JpnⅠ勝ち馬が他馬を圧倒
船橋コースで再度実力発揮
東日本大震災から丸4年が経った。南関東4競馬場の中で地震による被害が一番大きかった船橋競馬場での開催。発生時刻の午後2時46分、パドックでは調教師や騎手が集まり、お客様と一緒に黙とうが捧げられた。今年で60回目を迎えたダイオライト記念JpnⅡは、武豊騎手が初騎乗した単勝2番人気クリソライトが優勝した。2年前のジャパンダートダービーJpnⅠを制した実力馬。成績が今ひとつだった時期もあったが、昨年の日本テレビ盃JpnⅡでは復活の勝利を飾り、今回のダイオライト記念JpnⅡも貫録を感じさせるかのような強さを発揮した。
「スタート次第で先手を取れるなら取ろうと思っていましたが、あまり速くならなかったので外の2番手につけました」(武騎手)。
アウトジェネラルが先頭でレースを進めていくと、クリソライトは2番手の外目、それを見る形でサミットストーンとアスカノロマンがつけていき、前半1000メートルの通過タイムは61秒9。
「もまれないように気をつけながら騎乗しました。かなり行きたがっていたんですが、スタミナがあるのか手応えはよくて最後までバテませんでしたね」(武騎手)。
クリソライトは3コーナー手前で一気に動き出して先頭に立つと、そのまま長くいい脚を使い、力強い脚取りでフィニッシュ。2400メートルの勝ちタイムは2分33秒6(不良)。2着はトウシンイーグル、3着にはアスカノロマンが入り、中央勢が上位を独占した。
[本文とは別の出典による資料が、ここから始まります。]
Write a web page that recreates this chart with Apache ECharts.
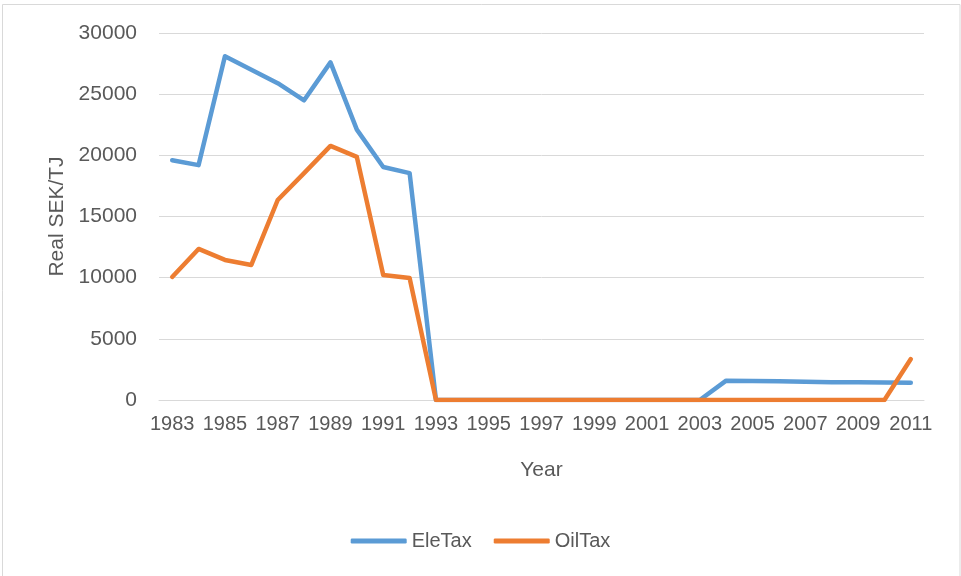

勝ったクリソライトはプラス11キロの494キロでの競馬だったが、音無秀孝調教師の話では少し太いとのことだったので、余裕のある勝利だったと言えよう。今後も展開がカギを握りそうだが、気持ちよく走れた時は強さをいかんなく発揮するタイプ。まだ5歳だけに、ダートグレード戦線でどんな存在感を示していくのだろう。
一方の地方勢では、昨年のNARグランプリ年度代表馬で単勝1番人気に支持されたサミットストーンは、3番手を追走したものの直線失速して7着。最先着はドラゴンエアルの4着だった。
ドラゴンエアルは川崎からデビューし、昨年の南関東クラシック戦線は王者ハッピースプリントが大きく立ちはだかり無冠に終わったが、どんな相手とでもどんな条件でも高いレベルで安定して走れるのがこの馬の強さでもある。ダービーグランプリ(水沢)で悲願の初タイトルを手にすると、年明けの報知オールスターカップでは南関東での重賞初制覇も果たした。このダイオライト記念JpnⅡではダートグレード初参戦となったが、道中は中団付近を追走すると、終いの脚を生かして突っ込んできた。上位3頭との差はあったが、前を行くシビルウォーを最後にアタマ差交わしての入線。「展開もうまくいきましたね。いい経験になったでしょうし、このメンバーを相手に今日は頑張ってくれたと思います。これからもっと強くなってくれそうです」とコンビを組んだ森泰斗騎手。
次走はコンディションと相談し、選出されている名古屋大賞典JpnⅢも視野に入れていくそうだ。南関東の未来を担っていく成長著しい4歳馬、これからに期待したい。
武豊騎手
勝つときは強い半面、もろさもある馬だと思っていました。もまれないで早め先頭で押し切るような自分の形になれば強いですね。力はある馬です。マイルは忙しいかもしれませんが、もまれなければ対応はできると思います。僕自身、今年最初の(地方の)交流重賞を勝つことができていい遠征になりました。
音無秀孝調教師
豊さん(武豊騎手)には指示は出さず、もまれないようにということだけをお願いをしました。日本テレビ盃(優勝)ももまれずに前々で競馬ができたので、この形が理想的で、うまくいきましたね。今後のことは具体的に決めてはいませんが、船橋コースは合うのでかしわ記念は使ってみたいです。